How is this different from being busy?
Being busy describes a workload. Performative productivity describes a calibration: how much of the activity is shaped to be witnessed versus shaped to land an outcome. You can be genuinely busy with high-deposit work and never perform any of it. You can also perform busyness while delivering very little. The signal is not the volume of motion; it is the relationship between the motion and the output it was supposed to produce.
Why does looking productive feel safer than being productive?
Because the Threat and Belonging Systems measure safety in social and institutional terms — am I seen as contributing? — and the modern work environment supplies fast, frequent signals to that question (green dots, reactions, ack emoji) while supplying slow, rare signals about actual deposit (quarterly reviews, shipped work, downstream impact). The Systems optimise for the signals they can read, and those signals reward the performance.

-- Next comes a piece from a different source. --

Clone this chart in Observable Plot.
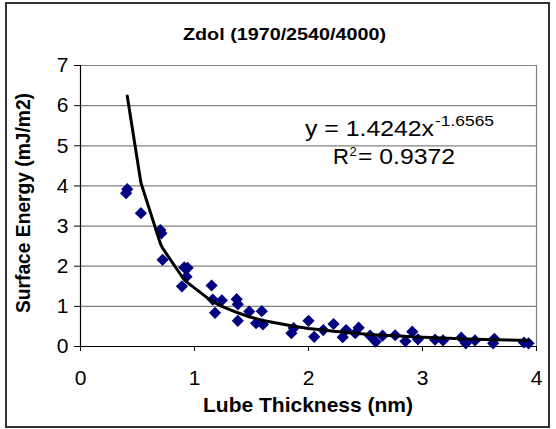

How does this connect to Meaning Density?
Performative productivity is a textbook false_progress signature. The system logs visible wins many times a day — messages, meetings, status updates — and the deposit register runs quietly empty. Effort is high because the second job of looking productive runs on top of whatever real work survives. Residue accumulates as missed deliverables, thinned output, and a body that cannot downshift. The equation reveals what the watching eye cannot see: visible motion is not the same as work done.